## TO DO
Reproduce the material below line by line, beginning with its first line and ending with the line that contains "const legendRows = seriesNames.map((s, i)"; leave out pictures.
# EXERCISE INPUT start
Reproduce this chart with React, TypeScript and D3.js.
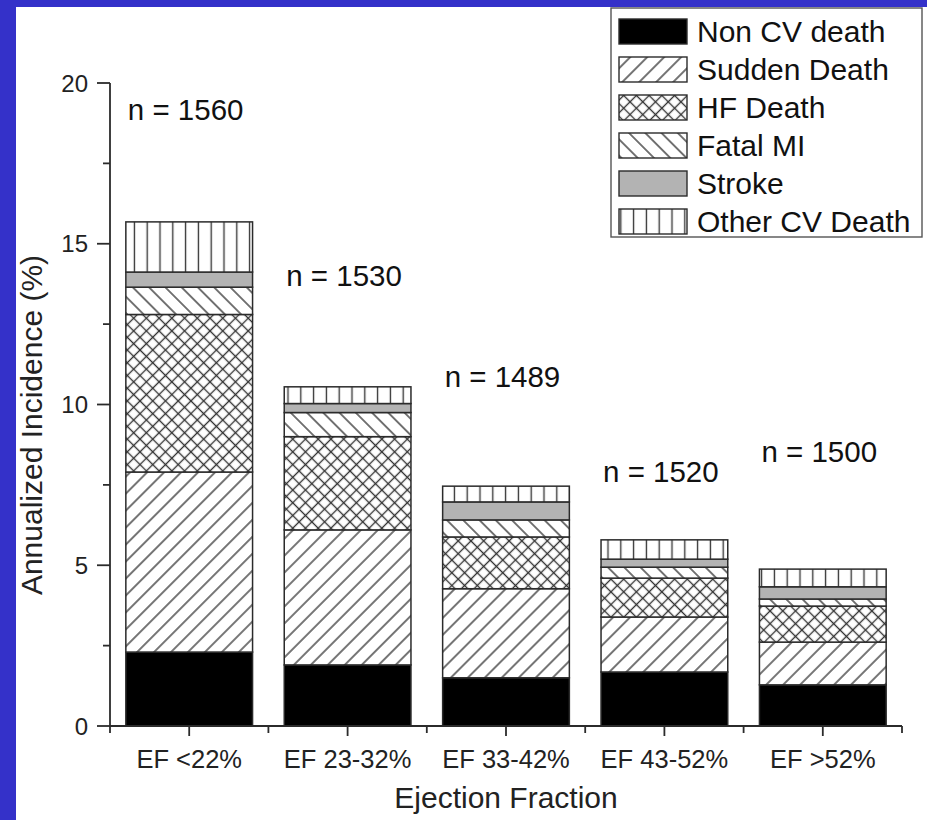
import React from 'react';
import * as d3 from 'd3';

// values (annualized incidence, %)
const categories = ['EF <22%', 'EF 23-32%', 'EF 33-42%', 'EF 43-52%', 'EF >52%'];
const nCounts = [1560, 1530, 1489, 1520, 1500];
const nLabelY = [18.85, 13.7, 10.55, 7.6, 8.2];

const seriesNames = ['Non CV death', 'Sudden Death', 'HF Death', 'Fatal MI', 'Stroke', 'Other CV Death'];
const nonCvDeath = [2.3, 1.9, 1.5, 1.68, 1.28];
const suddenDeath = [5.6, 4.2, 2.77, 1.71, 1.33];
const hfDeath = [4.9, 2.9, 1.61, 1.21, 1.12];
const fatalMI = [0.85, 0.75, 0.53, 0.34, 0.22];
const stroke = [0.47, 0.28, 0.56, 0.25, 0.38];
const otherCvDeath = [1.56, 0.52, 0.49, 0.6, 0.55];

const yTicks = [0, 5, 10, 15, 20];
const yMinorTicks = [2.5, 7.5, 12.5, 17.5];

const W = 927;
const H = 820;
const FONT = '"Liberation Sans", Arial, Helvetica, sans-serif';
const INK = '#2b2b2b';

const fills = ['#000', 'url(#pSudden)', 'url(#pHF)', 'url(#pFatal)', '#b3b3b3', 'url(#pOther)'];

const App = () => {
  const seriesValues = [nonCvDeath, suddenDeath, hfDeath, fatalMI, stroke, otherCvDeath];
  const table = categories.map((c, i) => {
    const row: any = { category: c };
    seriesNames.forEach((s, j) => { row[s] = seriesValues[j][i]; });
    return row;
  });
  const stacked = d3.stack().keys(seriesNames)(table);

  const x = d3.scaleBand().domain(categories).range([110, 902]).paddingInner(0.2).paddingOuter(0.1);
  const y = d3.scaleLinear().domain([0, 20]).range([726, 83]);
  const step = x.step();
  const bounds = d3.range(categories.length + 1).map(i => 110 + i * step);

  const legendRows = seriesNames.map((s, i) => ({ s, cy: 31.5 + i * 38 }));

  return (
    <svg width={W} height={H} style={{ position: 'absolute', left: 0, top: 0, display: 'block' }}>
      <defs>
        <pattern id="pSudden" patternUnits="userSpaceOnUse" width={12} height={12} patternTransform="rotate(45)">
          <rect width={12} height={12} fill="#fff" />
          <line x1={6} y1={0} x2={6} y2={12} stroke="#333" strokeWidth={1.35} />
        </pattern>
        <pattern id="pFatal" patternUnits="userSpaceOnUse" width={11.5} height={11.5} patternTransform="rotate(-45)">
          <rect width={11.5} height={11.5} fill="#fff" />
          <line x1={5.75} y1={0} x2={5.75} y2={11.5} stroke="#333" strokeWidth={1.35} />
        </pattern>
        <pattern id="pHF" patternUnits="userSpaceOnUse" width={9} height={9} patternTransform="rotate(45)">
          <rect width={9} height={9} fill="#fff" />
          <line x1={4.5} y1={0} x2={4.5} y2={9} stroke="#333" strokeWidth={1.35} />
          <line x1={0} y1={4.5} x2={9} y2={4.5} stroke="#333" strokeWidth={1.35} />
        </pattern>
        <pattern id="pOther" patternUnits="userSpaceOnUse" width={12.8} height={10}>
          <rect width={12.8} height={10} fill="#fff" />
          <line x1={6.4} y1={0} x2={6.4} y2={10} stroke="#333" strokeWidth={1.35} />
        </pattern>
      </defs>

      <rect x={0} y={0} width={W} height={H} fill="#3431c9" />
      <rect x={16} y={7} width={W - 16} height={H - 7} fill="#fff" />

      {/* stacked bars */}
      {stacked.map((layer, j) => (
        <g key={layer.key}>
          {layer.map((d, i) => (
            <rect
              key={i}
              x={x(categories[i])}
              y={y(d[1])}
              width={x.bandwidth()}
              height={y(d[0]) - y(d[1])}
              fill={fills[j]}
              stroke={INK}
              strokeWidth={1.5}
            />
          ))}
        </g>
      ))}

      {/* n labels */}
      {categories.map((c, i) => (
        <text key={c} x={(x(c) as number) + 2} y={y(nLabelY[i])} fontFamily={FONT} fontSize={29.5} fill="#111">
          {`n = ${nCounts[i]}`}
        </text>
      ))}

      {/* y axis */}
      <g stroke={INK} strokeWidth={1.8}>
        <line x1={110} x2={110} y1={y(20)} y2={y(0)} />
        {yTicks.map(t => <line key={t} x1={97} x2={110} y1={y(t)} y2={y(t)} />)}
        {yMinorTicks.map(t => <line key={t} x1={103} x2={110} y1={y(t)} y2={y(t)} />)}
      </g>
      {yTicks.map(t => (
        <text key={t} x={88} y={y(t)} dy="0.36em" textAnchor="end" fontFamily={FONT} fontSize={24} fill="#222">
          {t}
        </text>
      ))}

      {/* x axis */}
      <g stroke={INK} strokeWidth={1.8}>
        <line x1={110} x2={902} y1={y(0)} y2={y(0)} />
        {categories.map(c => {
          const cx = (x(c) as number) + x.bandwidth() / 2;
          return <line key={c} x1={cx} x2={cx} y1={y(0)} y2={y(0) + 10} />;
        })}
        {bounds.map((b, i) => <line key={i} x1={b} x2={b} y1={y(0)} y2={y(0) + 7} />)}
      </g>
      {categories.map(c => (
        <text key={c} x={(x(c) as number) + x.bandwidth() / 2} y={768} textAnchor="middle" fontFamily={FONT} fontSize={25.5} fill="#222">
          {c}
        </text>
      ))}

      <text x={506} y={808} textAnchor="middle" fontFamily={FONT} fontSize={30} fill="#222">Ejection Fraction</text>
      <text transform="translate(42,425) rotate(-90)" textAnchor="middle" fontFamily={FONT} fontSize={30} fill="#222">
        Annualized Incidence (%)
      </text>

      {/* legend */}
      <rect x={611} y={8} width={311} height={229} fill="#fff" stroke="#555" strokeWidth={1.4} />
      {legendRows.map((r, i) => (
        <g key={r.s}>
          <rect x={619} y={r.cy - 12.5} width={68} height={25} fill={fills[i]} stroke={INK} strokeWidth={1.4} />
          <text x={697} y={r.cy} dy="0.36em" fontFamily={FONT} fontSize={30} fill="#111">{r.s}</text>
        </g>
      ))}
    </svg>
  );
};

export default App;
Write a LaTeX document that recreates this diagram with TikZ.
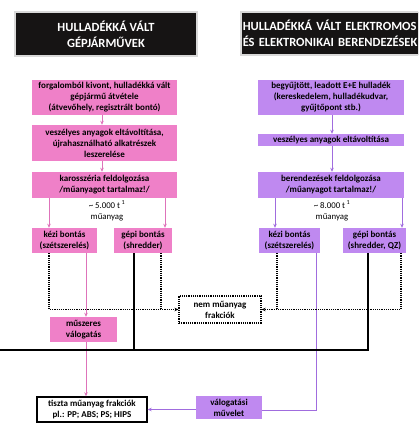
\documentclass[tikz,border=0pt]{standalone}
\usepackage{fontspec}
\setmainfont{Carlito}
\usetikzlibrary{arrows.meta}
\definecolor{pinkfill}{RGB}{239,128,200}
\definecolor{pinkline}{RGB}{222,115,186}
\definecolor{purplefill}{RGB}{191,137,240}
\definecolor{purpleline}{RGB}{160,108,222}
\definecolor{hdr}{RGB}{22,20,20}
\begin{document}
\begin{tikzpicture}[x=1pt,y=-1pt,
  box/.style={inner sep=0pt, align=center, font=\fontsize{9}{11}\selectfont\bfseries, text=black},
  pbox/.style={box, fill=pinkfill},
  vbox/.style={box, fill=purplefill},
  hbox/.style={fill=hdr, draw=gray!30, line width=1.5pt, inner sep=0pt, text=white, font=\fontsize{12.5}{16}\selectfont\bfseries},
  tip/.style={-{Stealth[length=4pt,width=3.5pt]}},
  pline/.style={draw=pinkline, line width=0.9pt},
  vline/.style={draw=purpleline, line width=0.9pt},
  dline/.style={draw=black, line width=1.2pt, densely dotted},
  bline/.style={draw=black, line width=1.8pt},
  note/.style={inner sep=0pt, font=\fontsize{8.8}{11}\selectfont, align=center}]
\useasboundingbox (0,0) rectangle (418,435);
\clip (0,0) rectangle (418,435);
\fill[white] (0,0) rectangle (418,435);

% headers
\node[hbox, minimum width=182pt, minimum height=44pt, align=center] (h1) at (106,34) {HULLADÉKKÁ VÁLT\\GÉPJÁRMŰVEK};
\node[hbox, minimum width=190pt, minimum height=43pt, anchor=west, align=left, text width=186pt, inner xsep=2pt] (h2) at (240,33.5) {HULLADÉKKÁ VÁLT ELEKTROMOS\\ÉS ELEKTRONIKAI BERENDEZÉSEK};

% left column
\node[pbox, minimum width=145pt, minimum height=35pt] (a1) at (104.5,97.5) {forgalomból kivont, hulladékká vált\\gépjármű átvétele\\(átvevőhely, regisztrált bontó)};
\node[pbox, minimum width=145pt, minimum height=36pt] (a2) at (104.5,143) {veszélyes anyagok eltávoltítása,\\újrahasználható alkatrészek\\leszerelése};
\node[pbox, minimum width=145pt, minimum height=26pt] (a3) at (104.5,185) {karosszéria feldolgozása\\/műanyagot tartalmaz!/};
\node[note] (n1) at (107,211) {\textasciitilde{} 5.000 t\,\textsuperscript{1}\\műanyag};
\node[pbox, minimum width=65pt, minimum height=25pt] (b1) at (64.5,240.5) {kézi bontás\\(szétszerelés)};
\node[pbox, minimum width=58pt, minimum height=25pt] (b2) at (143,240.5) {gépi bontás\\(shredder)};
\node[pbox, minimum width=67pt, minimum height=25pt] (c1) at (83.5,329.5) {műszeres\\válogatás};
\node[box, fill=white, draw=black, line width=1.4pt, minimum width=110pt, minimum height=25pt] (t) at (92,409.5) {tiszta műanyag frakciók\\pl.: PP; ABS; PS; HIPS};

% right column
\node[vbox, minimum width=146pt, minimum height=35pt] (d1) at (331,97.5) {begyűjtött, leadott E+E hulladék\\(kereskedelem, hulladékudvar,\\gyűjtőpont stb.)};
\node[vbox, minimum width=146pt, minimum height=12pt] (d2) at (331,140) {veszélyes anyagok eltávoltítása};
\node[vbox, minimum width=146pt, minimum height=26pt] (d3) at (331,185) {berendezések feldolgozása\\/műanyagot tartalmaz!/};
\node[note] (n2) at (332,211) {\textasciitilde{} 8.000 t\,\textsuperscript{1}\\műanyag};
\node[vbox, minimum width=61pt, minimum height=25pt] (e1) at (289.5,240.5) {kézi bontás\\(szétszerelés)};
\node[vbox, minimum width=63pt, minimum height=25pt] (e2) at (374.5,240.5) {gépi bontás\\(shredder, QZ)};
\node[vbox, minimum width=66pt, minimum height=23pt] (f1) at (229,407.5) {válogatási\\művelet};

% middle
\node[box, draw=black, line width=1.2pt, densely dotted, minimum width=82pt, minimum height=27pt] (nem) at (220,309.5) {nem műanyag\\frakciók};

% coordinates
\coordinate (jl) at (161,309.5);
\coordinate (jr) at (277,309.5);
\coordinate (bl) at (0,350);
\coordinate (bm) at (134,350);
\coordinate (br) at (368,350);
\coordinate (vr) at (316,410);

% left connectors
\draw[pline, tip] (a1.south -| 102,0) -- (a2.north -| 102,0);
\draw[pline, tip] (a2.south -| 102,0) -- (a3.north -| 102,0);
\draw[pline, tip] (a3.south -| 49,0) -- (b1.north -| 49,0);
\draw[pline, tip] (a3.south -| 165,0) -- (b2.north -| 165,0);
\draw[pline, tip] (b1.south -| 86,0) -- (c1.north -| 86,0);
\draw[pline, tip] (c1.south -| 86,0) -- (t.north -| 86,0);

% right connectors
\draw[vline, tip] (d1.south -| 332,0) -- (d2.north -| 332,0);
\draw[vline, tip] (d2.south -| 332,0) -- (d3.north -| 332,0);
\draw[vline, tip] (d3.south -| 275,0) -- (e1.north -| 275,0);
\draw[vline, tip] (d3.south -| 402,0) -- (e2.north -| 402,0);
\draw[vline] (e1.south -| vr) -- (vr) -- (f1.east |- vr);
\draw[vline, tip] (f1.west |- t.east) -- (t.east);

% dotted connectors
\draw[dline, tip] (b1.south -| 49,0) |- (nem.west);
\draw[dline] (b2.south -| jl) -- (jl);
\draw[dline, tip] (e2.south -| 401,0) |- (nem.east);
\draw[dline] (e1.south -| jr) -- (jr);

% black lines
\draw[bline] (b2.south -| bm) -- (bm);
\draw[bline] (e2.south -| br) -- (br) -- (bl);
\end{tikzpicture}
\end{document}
# EXERCISE INPUT end
## PROBLEM SOLUTION
Reproduce this chart with React, TypeScript and D3.js.
import React from 'react';
import * as d3 from 'd3';

// values (annualized incidence, %)
const categories = ['EF <22%', 'EF 23-32%', 'EF 33-42%', 'EF 43-52%', 'EF >52%'];
const nCounts = [1560, 1530, 1489, 1520, 1500];
const nLabelY = [18.85, 13.7, 10.55, 7.6, 8.2];

const seriesNames = ['Non CV death', 'Sudden Death', 'HF Death', 'Fatal MI', 'Stroke', 'Other CV Death'];
const nonCvDeath = [2.3, 1.9, 1.5, 1.68, 1.28];
const suddenDeath = [5.6, 4.2, 2.77, 1.71, 1.33];
const hfDeath = [4.9, 2.9, 1.61, 1.21, 1.12];
const fatalMI = [0.85, 0.75, 0.53, 0.34, 0.22];
const stroke = [0.47, 0.28, 0.56, 0.25, 0.38];
const otherCvDeath = [1.56, 0.52, 0.49, 0.6, 0.55];

const yTicks = [0, 5, 10, 15, 20];
const yMinorTicks = [2.5, 7.5, 12.5, 17.5];

const W = 927;
const H = 820;
const FONT = '"Liberation Sans", Arial, Helvetica, sans-serif';
const INK = '#2b2b2b';

const fills = ['#000', 'url(#pSudden)', 'url(#pHF)', 'url(#pFatal)', '#b3b3b3', 'url(#pOther)'];

const App = () => {
  const seriesValues = [nonCvDeath, suddenDeath, hfDeath, fatalMI, stroke, otherCvDeath];
  const table = categories.map((c, i) => {
    const row: any = { category: c };
    seriesNames.forEach((s, j) => { row[s] = seriesValues[j][i]; });
    return row;
  });
  const stacked = d3.stack().keys(seriesNames)(table);

  const x = d3.scaleBand().domain(categories).range([110, 902]).paddingInner(0.2).paddingOuter(0.1);
  const y = d3.scaleLinear().domain([0, 20]).range([726, 83]);
  const step = x.step();
  const bounds = d3.range(categories.length + 1).map(i => 110 + i * step);

  const legendRows = seriesNames.map((s, i) => ({ s, cy: 31.5 + i * 38 }));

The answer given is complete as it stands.